* _PROBLEM REQUIREMENTS_:
Return each line of the data below exactly, omitting any pictures.
------------
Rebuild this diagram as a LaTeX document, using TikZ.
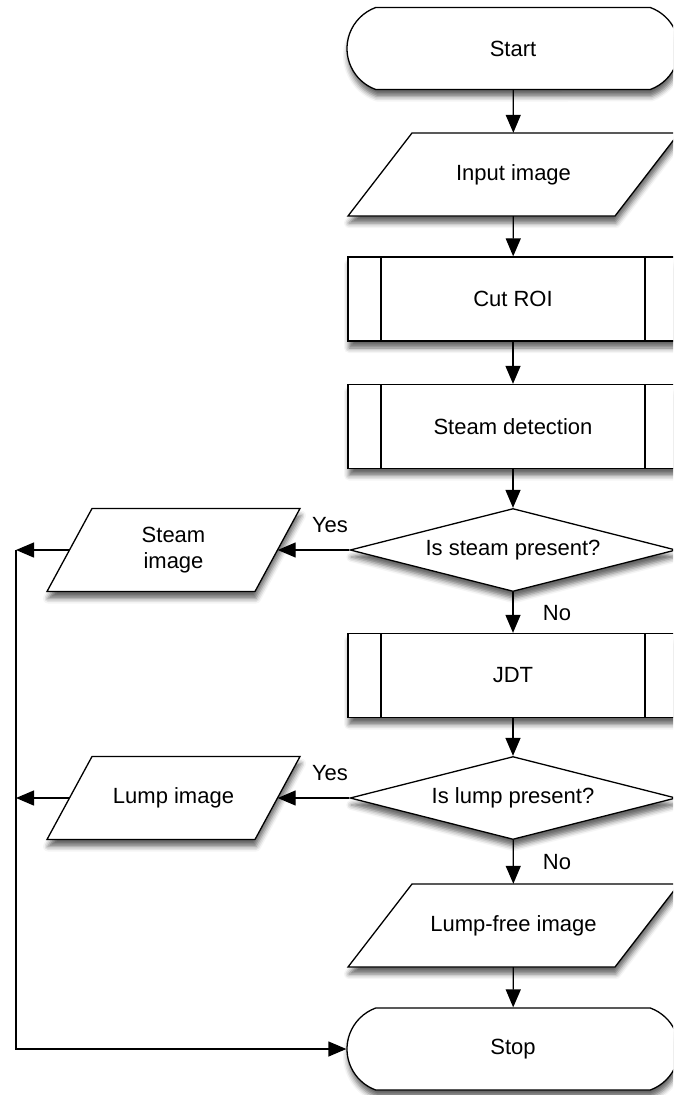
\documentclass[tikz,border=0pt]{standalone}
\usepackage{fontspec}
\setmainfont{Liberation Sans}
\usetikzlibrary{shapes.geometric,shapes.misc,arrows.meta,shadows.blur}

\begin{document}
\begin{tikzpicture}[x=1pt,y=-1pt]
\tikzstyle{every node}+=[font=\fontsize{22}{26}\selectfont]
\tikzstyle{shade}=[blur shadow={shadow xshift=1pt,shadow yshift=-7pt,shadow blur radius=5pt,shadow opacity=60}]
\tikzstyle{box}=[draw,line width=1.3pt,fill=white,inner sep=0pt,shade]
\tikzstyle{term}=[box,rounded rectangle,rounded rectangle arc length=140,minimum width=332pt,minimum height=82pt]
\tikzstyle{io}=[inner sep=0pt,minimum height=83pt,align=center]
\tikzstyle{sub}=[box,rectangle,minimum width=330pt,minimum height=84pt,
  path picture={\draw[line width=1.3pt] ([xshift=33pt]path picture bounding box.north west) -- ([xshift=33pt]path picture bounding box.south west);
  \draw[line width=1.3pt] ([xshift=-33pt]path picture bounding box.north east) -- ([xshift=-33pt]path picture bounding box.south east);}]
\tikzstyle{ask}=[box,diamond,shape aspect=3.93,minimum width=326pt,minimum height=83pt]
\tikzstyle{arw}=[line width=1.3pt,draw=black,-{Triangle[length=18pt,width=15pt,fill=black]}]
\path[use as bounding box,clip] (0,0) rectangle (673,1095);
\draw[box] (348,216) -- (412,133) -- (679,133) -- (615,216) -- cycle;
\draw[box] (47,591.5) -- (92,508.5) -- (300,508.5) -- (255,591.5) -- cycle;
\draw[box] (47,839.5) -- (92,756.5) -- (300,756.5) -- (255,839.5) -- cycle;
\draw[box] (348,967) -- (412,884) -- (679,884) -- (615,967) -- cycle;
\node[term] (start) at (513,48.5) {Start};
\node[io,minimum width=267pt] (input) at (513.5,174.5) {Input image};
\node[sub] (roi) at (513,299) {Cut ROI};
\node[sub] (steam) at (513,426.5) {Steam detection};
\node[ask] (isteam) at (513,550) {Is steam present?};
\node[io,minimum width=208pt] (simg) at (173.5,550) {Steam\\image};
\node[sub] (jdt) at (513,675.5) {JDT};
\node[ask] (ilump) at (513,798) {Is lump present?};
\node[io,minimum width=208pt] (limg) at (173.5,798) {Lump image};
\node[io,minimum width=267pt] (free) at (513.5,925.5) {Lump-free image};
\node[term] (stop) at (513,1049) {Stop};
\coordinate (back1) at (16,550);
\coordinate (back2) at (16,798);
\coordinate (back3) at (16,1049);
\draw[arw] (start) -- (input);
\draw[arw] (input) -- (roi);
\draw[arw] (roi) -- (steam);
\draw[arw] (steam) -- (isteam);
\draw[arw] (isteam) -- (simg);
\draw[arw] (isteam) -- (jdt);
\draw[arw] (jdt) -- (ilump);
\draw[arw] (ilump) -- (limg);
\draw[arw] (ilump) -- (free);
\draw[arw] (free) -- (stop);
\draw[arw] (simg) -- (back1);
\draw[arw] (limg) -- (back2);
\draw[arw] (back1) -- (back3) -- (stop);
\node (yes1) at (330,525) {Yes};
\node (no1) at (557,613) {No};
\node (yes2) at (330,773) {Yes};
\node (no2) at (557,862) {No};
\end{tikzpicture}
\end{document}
------------
* _TASK SOLUTION_:
Rebuild this diagram as a LaTeX document, using TikZ.
\documentclass[tikz,border=0pt]{standalone}
\usepackage{fontspec}
\setmainfont{Liberation Sans}
\usetikzlibrary{shapes.geometric,shapes.misc,arrows.meta,shadows.blur}

\begin{document}
\begin{tikzpicture}[x=1pt,y=-1pt]
\tikzstyle{every node}+=[font=\fontsize{22}{26}\selectfont]
\tikzstyle{shade}=[blur shadow={shadow xshift=1pt,shadow yshift=-7pt,shadow blur radius=5pt,shadow opacity=60}]
\tikzstyle{box}=[draw,line width=1.3pt,fill=white,inner sep=0pt,shade]
\tikzstyle{term}=[box,rounded rectangle,rounded rectangle arc length=140,minimum width=332pt,minimum height=82pt]
\tikzstyle{io}=[inner sep=0pt,minimum height=83pt,align=center]
\tikzstyle{sub}=[box,rectangle,minimum width=330pt,minimum height=84pt,
  path picture={\draw[line width=1.3pt] ([xshift=33pt]path picture bounding box.north west) -- ([xshift=33pt]path picture bounding box.south west);
  \draw[line width=1.3pt] ([xshift=-33pt]path picture bounding box.north east) -- ([xshift=-33pt]path picture bounding box.south east);}]
\tikzstyle{ask}=[box,diamond,shape aspect=3.93,minimum width=326pt,minimum height=83pt]
\tikzstyle{arw}=[line width=1.3pt,draw=black,-{Triangle[length=18pt,width=15pt,fill=black]}]
\path[use as bounding box,clip] (0,0) rectangle (673,1095);
\draw[box] (348,216) -- (412,133) -- (679,133) -- (615,216) -- cycle;
\draw[box] (47,591.5) -- (92,508.5) -- (300,508.5) -- (255,591.5) -- cycle;
\draw[box] (47,839.5) -- (92,756.5) -- (300,756.5) -- (255,839.5) -- cycle;
\draw[box] (348,967) -- (412,884) -- (679,884) -- (615,967) -- cycle;
\node[term] (start) at (513,48.5) {Start};
\node[io,minimum width=267pt] (input) at (513.5,174.5) {Input image};
\node[sub] (roi) at (513,299) {Cut ROI};
\node[sub] (steam) at (513,426.5) {Steam detection};
\node[ask] (isteam) at (513,550) {Is steam present?};
\node[io,minimum width=208pt] (simg) at (173.5,550) {Steam\\image};
\node[sub] (jdt) at (513,675.5) {JDT};
\node[ask] (ilump) at (513,798) {Is lump present?};
\node[io,minimum width=208pt] (limg) at (173.5,798) {Lump image};
\node[io,minimum width=267pt] (free) at (513.5,925.5) {Lump-free image};
\node[term] (stop) at (513,1049) {Stop};
\coordinate (back1) at (16,550);
\coordinate (back2) at (16,798);
\coordinate (back3) at (16,1049);
\draw[arw] (start) -- (input);
\draw[arw] (input) -- (roi);
\draw[arw] (roi) -- (steam);
\draw[arw] (steam) -- (isteam);
\draw[arw] (isteam) -- (simg);
\draw[arw] (isteam) -- (jdt);
\draw[arw] (jdt) -- (ilump);
\draw[arw] (ilump) -- (limg);
\draw[arw] (ilump) -- (free);
\draw[arw] (free) -- (stop);
\draw[arw] (simg) -- (back1);
\draw[arw] (limg) -- (back2);
\draw[arw] (back1) -- (back3) -- (stop);
\node (yes1) at (330,525) {Yes};
\node (no1) at (557,613) {No};
\node (yes2) at (330,773) {Yes};
\node (no2) at (557,862) {No};
\end{tikzpicture}
\end{document}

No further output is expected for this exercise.